MATERIAL FOR THE TASK:
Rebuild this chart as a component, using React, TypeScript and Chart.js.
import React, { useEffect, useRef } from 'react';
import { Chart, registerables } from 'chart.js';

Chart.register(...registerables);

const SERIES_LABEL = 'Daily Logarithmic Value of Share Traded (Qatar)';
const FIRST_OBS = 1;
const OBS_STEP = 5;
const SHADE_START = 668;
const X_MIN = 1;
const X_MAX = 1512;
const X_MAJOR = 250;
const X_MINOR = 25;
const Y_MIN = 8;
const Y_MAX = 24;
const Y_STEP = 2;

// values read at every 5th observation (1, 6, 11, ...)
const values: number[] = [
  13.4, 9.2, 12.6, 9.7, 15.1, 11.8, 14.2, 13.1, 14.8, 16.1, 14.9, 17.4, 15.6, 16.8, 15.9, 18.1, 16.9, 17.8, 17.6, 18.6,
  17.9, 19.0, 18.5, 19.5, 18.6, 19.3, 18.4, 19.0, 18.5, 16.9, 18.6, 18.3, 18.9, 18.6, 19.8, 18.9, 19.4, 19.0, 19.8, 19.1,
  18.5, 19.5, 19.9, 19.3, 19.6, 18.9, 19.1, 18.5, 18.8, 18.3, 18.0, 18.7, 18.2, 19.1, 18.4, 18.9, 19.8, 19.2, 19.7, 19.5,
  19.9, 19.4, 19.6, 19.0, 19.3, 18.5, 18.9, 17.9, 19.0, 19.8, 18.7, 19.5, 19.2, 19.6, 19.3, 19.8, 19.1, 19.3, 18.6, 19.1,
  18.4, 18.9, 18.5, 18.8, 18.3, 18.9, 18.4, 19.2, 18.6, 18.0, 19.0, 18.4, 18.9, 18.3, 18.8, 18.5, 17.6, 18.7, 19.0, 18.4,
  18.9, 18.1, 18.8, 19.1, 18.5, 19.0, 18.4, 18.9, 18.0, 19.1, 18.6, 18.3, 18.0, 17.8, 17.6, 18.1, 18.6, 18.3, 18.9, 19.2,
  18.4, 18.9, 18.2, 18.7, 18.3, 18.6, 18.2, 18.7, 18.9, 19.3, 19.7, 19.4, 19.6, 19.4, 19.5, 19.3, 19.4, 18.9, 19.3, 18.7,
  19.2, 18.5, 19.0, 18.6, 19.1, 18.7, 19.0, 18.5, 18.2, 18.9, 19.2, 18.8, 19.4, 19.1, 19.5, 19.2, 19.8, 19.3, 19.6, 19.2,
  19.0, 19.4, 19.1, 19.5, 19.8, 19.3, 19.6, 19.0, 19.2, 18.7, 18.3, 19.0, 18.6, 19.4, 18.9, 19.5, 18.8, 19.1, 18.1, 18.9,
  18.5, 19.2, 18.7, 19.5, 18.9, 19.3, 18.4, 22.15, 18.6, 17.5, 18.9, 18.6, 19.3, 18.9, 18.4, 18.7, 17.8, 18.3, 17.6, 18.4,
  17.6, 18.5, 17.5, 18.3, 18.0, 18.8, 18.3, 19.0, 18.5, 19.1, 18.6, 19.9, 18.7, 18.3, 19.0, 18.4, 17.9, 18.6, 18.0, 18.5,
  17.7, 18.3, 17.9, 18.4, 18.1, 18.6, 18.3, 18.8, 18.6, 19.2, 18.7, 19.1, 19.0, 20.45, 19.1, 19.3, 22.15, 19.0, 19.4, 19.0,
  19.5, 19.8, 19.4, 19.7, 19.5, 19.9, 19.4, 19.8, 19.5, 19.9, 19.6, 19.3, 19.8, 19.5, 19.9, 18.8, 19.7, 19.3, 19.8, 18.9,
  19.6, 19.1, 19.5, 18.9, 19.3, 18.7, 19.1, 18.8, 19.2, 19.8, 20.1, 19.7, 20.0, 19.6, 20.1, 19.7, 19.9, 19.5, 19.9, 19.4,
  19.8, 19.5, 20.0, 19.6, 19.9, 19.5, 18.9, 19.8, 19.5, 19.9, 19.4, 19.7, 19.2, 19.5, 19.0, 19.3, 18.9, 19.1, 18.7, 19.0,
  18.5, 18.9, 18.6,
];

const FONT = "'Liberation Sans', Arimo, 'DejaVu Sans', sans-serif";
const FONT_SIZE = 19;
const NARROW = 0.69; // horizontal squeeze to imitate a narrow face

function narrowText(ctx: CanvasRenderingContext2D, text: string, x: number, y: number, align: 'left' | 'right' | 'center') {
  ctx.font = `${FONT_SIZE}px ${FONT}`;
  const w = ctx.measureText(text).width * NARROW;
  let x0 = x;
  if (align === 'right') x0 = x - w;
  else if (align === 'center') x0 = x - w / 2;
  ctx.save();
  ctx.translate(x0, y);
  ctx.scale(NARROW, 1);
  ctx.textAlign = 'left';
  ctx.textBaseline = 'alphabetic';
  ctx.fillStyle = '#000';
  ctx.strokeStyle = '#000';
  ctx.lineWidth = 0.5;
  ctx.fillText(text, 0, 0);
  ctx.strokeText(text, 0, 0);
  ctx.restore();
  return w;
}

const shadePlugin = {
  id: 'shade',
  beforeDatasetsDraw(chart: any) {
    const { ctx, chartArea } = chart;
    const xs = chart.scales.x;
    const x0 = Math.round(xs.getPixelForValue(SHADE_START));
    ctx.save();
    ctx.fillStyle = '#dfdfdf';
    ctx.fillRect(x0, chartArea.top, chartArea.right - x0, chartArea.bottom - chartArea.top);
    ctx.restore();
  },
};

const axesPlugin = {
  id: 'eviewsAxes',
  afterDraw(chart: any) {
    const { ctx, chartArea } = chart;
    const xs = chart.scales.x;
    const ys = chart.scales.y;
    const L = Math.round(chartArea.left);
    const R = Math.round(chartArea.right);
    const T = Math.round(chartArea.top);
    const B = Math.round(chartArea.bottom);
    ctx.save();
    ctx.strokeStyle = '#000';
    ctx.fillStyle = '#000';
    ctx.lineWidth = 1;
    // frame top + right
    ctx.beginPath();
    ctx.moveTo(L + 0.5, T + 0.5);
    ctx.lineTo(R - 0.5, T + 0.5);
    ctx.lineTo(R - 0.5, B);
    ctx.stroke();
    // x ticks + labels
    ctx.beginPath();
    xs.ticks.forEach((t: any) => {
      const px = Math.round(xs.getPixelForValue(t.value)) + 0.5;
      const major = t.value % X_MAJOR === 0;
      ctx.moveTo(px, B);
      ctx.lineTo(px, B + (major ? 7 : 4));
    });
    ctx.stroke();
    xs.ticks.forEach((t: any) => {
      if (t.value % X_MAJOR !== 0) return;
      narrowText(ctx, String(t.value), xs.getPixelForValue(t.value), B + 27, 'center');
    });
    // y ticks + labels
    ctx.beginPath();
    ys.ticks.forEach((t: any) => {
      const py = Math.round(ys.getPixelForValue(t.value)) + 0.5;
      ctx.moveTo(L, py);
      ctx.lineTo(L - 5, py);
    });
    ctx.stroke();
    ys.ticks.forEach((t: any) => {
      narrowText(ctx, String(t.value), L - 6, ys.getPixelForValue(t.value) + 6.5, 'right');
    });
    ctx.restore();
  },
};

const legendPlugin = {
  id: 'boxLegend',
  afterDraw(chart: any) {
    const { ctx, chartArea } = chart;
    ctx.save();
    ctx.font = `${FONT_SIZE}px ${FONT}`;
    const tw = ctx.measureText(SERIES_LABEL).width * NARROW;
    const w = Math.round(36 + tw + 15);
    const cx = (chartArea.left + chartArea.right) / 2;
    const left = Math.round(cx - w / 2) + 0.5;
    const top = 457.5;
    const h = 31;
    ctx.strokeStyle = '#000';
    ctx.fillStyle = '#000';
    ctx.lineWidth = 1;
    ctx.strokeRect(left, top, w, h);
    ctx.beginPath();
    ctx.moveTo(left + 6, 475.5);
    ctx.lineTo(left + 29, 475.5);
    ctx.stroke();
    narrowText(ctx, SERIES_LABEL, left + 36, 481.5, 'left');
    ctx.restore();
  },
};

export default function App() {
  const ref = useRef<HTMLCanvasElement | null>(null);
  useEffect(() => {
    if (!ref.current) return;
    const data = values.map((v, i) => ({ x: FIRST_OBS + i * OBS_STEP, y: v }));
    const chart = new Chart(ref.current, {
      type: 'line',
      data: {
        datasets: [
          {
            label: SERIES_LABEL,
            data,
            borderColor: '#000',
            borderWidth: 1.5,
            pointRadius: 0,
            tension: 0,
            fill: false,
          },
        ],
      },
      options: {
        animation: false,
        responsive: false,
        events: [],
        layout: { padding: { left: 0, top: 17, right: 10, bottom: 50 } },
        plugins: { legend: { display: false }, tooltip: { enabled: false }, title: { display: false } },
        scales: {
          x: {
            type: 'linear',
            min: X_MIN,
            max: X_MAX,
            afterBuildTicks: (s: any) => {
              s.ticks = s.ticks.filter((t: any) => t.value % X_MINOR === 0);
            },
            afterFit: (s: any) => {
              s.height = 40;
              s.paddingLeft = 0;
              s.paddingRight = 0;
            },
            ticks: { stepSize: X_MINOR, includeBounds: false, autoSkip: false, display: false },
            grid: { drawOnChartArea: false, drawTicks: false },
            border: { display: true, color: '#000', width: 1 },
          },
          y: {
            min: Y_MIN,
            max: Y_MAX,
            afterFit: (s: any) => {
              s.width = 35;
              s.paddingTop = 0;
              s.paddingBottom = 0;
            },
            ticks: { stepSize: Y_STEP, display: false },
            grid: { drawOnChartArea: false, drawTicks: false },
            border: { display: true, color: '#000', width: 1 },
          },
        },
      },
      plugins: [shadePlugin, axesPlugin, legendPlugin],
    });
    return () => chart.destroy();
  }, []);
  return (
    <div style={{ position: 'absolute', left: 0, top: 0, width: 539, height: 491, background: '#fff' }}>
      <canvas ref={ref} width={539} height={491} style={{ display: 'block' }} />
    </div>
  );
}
--
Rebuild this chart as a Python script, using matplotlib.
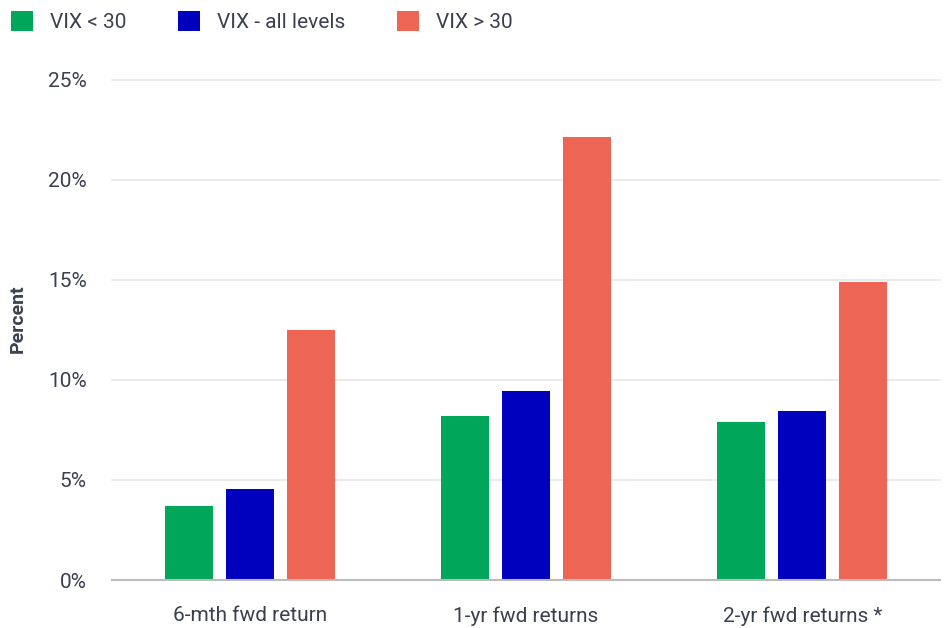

THE EXERCISE:
Each line from the one bearing "Rebuild this chart as a component, using" through the one bearing "Chart.register(...registerables);" is to be duplicated without change; all remaining lines are to be left out.

ANSWER FOR THIS EXERCISE:
Rebuild this chart as a component, using React, TypeScript and Chart.js.
import React, { useEffect, useRef } from 'react';
import { Chart, registerables } from 'chart.js';

Chart.register(...registerables);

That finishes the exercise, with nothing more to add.